* **TASK**:
Leave the pictures out and transcribe every record exactly.

* **LISTED RECORDS**:
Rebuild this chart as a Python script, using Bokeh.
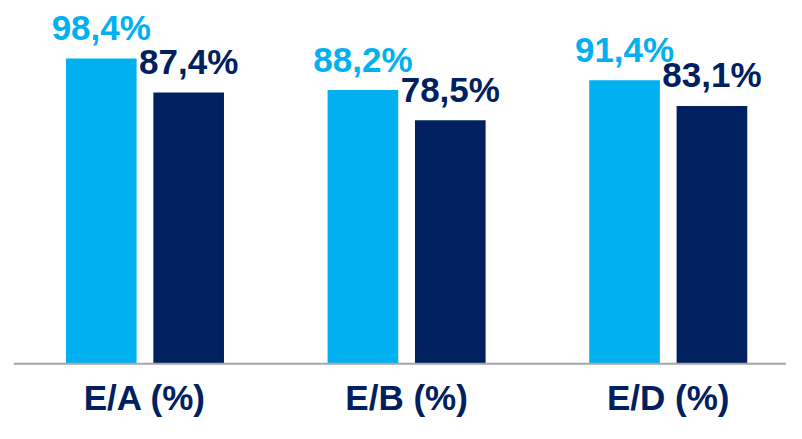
from bokeh.plotting import figure
from bokeh.models import ColumnDataSource, Range1d, Span
from bokeh.transform import dodge
from bokeh.core.properties import value
from bokeh.embed import file_html
from bokeh.resources import INLINE

categories = ["E/A (%)", "E/B (%)", "E/D (%)"]
series_a = [98.4, 88.2, 91.4]
series_b = [87.4, 78.5, 83.1]
labels_a = ["98,4%", "88,2%", "91,4%"]
labels_b = ["87,4%", "78,5%", "83,1%"]

LIGHT = "#00B0F0"
DARK = "#002060"
FONT = "Liberation Sans"

xs = list(range(len(categories)))
src = ColumnDataSource(dict(x=xs, a=series_a, b=series_b, la=labels_a, lb=labels_b,
                            cat=categories, zero=[0] * len(xs)))

p = figure(width=786, height=423, output_backend="svg", toolbar_location=None,
           x_range=Range1d(-0.5025, 2.452), y_range=Range1d(-19.24, 117.08),
           min_border_left=13, min_border_right=0, min_border_top=0, min_border_bottom=0)
p.axis.visible = False
p.grid.visible = False
p.outline_line_color = None

p.vbar(x=dodge("x", -0.167, range=p.x_range), top="a", width=0.27, bottom=0,
       source=src, color=LIGHT, line_color=None)
p.vbar(x=dodge("x", 0.167, range=p.x_range), top="b", width=0.27, bottom=0,
       source=src, color=DARK, line_color=None)

p.add_layout(Span(location=0, dimension="width", line_color="#A6A6A6", line_width=2))

p.text(x=dodge("x", -0.167, range=p.x_range), y="a", text="la", source=src,
       text_align="center", text_baseline="alphabetic", y_offset=-31,
       text_font=value(FONT), text_font_style="bold", text_font_size="35px",
       text_color=LIGHT)
p.text(x=dodge("x", 0.167, range=p.x_range), y="b", text="lb", source=src,
       text_align="center", text_baseline="alphabetic", y_offset=-31,
       text_font=value(FONT), text_font_style="bold", text_font_size="35px",
       text_color=DARK)
p.text(x="x", y="zero", text="cat", source=src,
       text_align="center", text_baseline="alphabetic", y_offset=34,
       text_font=value(FONT), text_font_style="bold", text_font_size="35px",
       text_color=DARK)

open("out.html", "w").write(file_html(p, INLINE))
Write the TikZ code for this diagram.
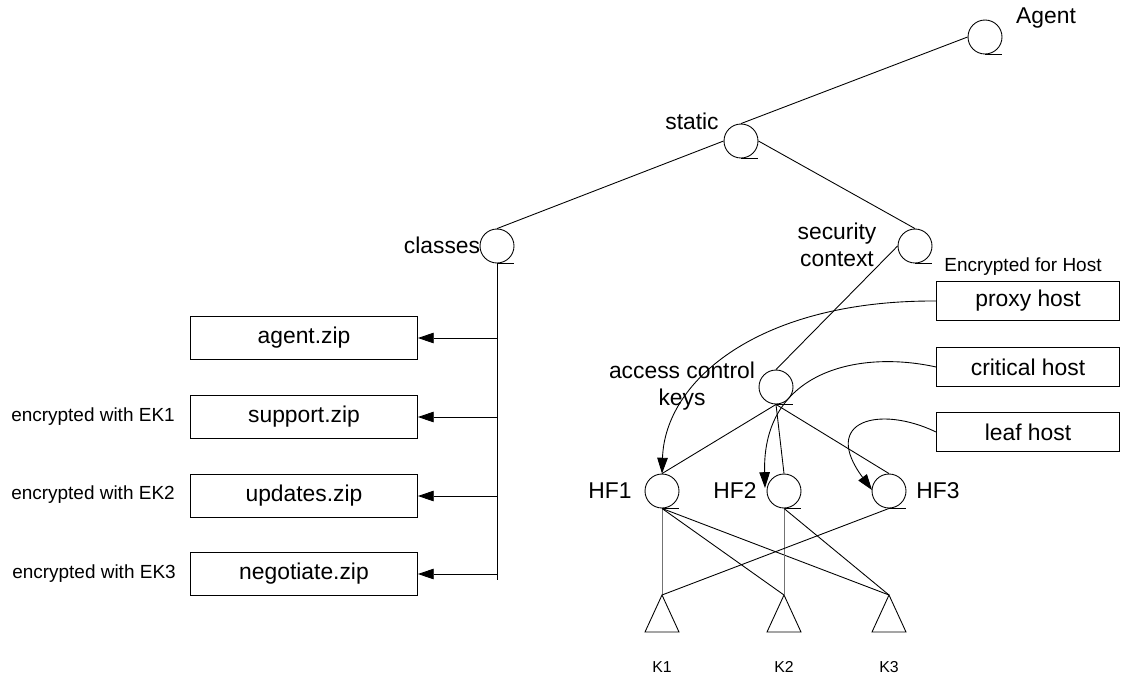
\documentclass[tikz,border=0pt]{standalone}
\usepackage{fontspec}
\setmainfont{Liberation Sans}
\usetikzlibrary{arrows.meta}

\begin{document}
\begin{tikzpicture}[x=0.02cm, y=-0.02cm, line width=0.5pt,
	every node/.style={font=\fontsize{13}{15}\selectfont},
	vert/.style={circle, draw, minimum size=0.68cm, inner sep=0pt},
	filebox/.style={rectangle, draw, minimum width=4.54cm, minimum height=0.86cm},
	hostbox/.style={rectangle, draw, minimum width=3.66cm, minimum height=0.78cm},
	note/.style={font=\fontsize{10.8}{12}\selectfont},
	keylabel/.style={font=\fontsize{9}{10}\selectfont},
	tip/.style={-{Triangle[length=9pt,width=6pt]}}]
	\useasboundingbox (0,0) rectangle (1125,677);

	% tree nodes
	\node[vert] (agent) at (985,37) {};
	\node[vert] (static) at (741,141) {};
	\node[vert] (classes) at (497,246) {};
	\node[vert] (secctx) at (915,246) {};
	\node[vert] (acckeys) at (776,387) {};
	\node[vert] (hf1) at (662,491) {};
	\node[vert] (hf2) at (784,491) {};
	\node[vert] (hf3) at (889,491) {};
	\foreach \n in {agent,static,classes,secctx,acckeys,hf1,hf2,hf3}
		\draw (\n.south) -- ++(17,0);

	% keys
	\foreach \k/\x in {k1/662,k2/784,k3/889} {
		\coordinate (\k) at (\x,595);
		\draw (\k) -- ++(-17,37) -- ++(34,0) -- cycle;
	}

	% files and hosts
	\node[filebox] (agentzip) at (304,338) {agent.zip};
	\node[filebox] (supportzip) at (304,417) {support.zip};
	\node[filebox] (updateszip) at (304,496) {updates.zip};
	\node[filebox] (negzip) at (304,574) {negotiate.zip};
	\node[hostbox] (proxy) at (1028,301) {proxy host};
	\node[hostbox] (critical) at (1028,367) {critical host};
	\node[hostbox] (leaf) at (1028,432) {leaf host};

	% lines
	\draw (agent.west) -- (static.north);
	\draw (static.west) -- (classes.north);
	\draw (static.east) -- (secctx.north);
	\draw (secctx.west) -- (acckeys.north);
	\draw (acckeys.south) -- (hf1.north);
	\draw (acckeys.south) -- (hf2.north);
	\draw (acckeys.south) -- (hf3.north);
	\draw[black!55] (hf1.south) -- (k1);
	\draw (hf1.south) -- (k2);
	\draw (hf1.south) -- (k3);
	\draw[black!55] (hf2.south) -- (k2);
	\draw (hf2.south) -- (k3);
	\draw (hf3.south) -- (k1);

	\coordinate (trunkend) at (497,580);
	\draw (classes.south) -- (trunkend);
	\foreach \f in {agentzip,supportzip,updateszip,negzip}
		\draw[tip] (\f.east -| classes.south) -- (\f.east);

	\draw[tip] (proxy.west) .. controls (760,300) and (665,380) .. (hf1.north);
	\draw[tip] (critical.west) .. controls (860,350) and (762,370) .. (765,488);
	\draw[tip] (leaf.west) .. controls (880,405) and (820,420) .. (872,490);

	% labels
	\node (lagent) at (1046,18) {Agent};
	\node (lstatic) at (692,121) {static};
	\node (lclasses) at (442,245) {classes};
	\node[align=center] (lsec) at (837,245) {security\\context};
	\node[align=center] (lacc) at (682,386) {access control\\keys};
	\node (lhf1) at (610,491) {HF1};
	\node (lhf2) at (735,491) {HF2};
	\node (lhf3) at (938,491) {HF3};
	\node[note] (lhost) at (1023,267) {Encrypted for Host};
	\node[note] (lek1) at (93,417) {encrypted with EK1};
	\node[note] (lek2) at (93,495) {encrypted with EK2};
	\node[note] (lek3) at (94,574) {encrypted with EK3};
	\node[keylabel] (lk1) at (662,667) {K1};
	\node[keylabel] (lk2) at (784,667) {K2};
	\node[keylabel] (lk3) at (889,667) {K3};

\end{tikzpicture}
\end{document}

* **THE RESPONSE**:
Rebuild this chart as a Python script, using Bokeh.
from bokeh.plotting import figure
from bokeh.models import ColumnDataSource, Range1d, Span
from bokeh.transform import dodge
from bokeh.core.properties import value
from bokeh.embed import file_html
from bokeh.resources import INLINE

categories = ["E/A (%)", "E/B (%)", "E/D (%)"]
series_a = [98.4, 88.2, 91.4]
series_b = [87.4, 78.5, 83.1]
labels_a = ["98,4%", "88,2%", "91,4%"]
labels_b = ["87,4%", "78,5%", "83,1%"]

LIGHT = "#00B0F0"
DARK = "#002060"
FONT = "Liberation Sans"

xs = list(range(len(categories)))
src = ColumnDataSource(dict(x=xs, a=series_a, b=series_b, la=labels_a, lb=labels_b,
                            cat=categories, zero=[0] * len(xs)))

p = figure(width=786, height=423, output_backend="svg", toolbar_location=None,
           x_range=Range1d(-0.5025, 2.452), y_range=Range1d(-19.24, 117.08),
           min_border_left=13, min_border_right=0, min_border_top=0, min_border_bottom=0)
p.axis.visible = False
p.grid.visible = False
p.outline_line_color = None

p.vbar(x=dodge("x", -0.167, range=p.x_range), top="a", width=0.27, bottom=0,
       source=src, color=LIGHT, line_color=None)
p.vbar(x=dodge("x", 0.167, range=p.x_range), top="b", width=0.27, bottom=0,
       source=src, color=DARK, line_color=None)

p.add_layout(Span(location=0, dimension="width", line_color="#A6A6A6", line_width=2))

p.text(x=dodge("x", -0.167, range=p.x_range), y="a", text="la", source=src,
       text_align="center", text_baseline="alphabetic", y_offset=-31,
       text_font=value(FONT), text_font_style="bold", text_font_size="35px",
       text_color=LIGHT)
p.text(x=dodge("x", 0.167, range=p.x_range), y="b", text="lb", source=src,
       text_align="center", text_baseline="alphabetic", y_offset=-31,
       text_font=value(FONT), text_font_style="bold", text_font_size="35px",
       text_color=DARK)
p.text(x="x", y="zero", text="cat", source=src,
       text_align="center", text_baseline="alphabetic", y_offset=34,
       text_font=value(FONT), text_font_style="bold", text_font_size="35px",
       text_color=DARK)

open("out.html", "w").write(file_html(p, INLINE))
Write the TikZ code for this diagram.
\documentclass[tikz,border=0pt]{standalone}
\usepackage{fontspec}
\setmainfont{Liberation Sans}
\usetikzlibrary{arrows.meta}

\begin{document}
\begin{tikzpicture}[x=0.02cm, y=-0.02cm, line width=0.5pt,
	every node/.style={font=\fontsize{13}{15}\selectfont},
	vert/.style={circle, draw, minimum size=0.68cm, inner sep=0pt},
	filebox/.style={rectangle, draw, minimum width=4.54cm, minimum height=0.86cm},
	hostbox/.style={rectangle, draw, minimum width=3.66cm, minimum height=0.78cm},
	note/.style={font=\fontsize{10.8}{12}\selectfont},
	keylabel/.style={font=\fontsize{9}{10}\selectfont},
	tip/.style={-{Triangle[length=9pt,width=6pt]}}]
	\useasboundingbox (0,0) rectangle (1125,677);

	% tree nodes
	\node[vert] (agent) at (985,37) {};
	\node[vert] (static) at (741,141) {};
	\node[vert] (classes) at (497,246) {};
	\node[vert] (secctx) at (915,246) {};
	\node[vert] (acckeys) at (776,387) {};
	\node[vert] (hf1) at (662,491) {};
	\node[vert] (hf2) at (784,491) {};
	\node[vert] (hf3) at (889,491) {};
	\foreach \n in {agent,static,classes,secctx,acckeys,hf1,hf2,hf3}
		\draw (\n.south) -- ++(17,0);

	% keys
	\foreach \k/\x in {k1/662,k2/784,k3/889} {
		\coordinate (\k) at (\x,595);
		\draw (\k) -- ++(-17,37) -- ++(34,0) -- cycle;
	}

	% files and hosts
	\node[filebox] (agentzip) at (304,338) {agent.zip};
	\node[filebox] (supportzip) at (304,417) {support.zip};
	\node[filebox] (updateszip) at (304,496) {updates.zip};
	\node[filebox] (negzip) at (304,574) {negotiate.zip};
	\node[hostbox] (proxy) at (1028,301) {proxy host};
	\node[hostbox] (critical) at (1028,367) {critical host};
	\node[hostbox] (leaf) at (1028,432) {leaf host};

	% lines
	\draw (agent.west) -- (static.north);
	\draw (static.west) -- (classes.north);
	\draw (static.east) -- (secctx.north);
	\draw (secctx.west) -- (acckeys.north);
	\draw (acckeys.south) -- (hf1.north);
	\draw (acckeys.south) -- (hf2.north);
	\draw (acckeys.south) -- (hf3.north);
	\draw[black!55] (hf1.south) -- (k1);
	\draw (hf1.south) -- (k2);
	\draw (hf1.south) -- (k3);
	\draw[black!55] (hf2.south) -- (k2);
	\draw (hf2.south) -- (k3);
	\draw (hf3.south) -- (k1);

	\coordinate (trunkend) at (497,580);
	\draw (classes.south) -- (trunkend);
	\foreach \f in {agentzip,supportzip,updateszip,negzip}
		\draw[tip] (\f.east -| classes.south) -- (\f.east);

	\draw[tip] (proxy.west) .. controls (760,300) and (665,380) .. (hf1.north);
	\draw[tip] (critical.west) .. controls (860,350) and (762,370) .. (765,488);
	\draw[tip] (leaf.west) .. controls (880,405) and (820,420) .. (872,490);

	% labels
	\node (lagent) at (1046,18) {Agent};
	\node (lstatic) at (692,121) {static};
	\node (lclasses) at (442,245) {classes};
	\node[align=center] (lsec) at (837,245) {security\\context};
	\node[align=center] (lacc) at (682,386) {access control\\keys};
	\node (lhf1) at (610,491) {HF1};
	\node (lhf2) at (735,491) {HF2};
	\node (lhf3) at (938,491) {HF3};
	\node[note] (lhost) at (1023,267) {Encrypted for Host};
	\node[note] (lek1) at (93,417) {encrypted with EK1};
	\node[note] (lek2) at (93,495) {encrypted with EK2};
	\node[note] (lek3) at (94,574) {encrypted with EK3};
	\node[keylabel] (lk1) at (662,667) {K1};
	\node[keylabel] (lk2) at (784,667) {K2};
	\node[keylabel] (lk3) at (889,667) {K3};

\end{tikzpicture}
\end{document}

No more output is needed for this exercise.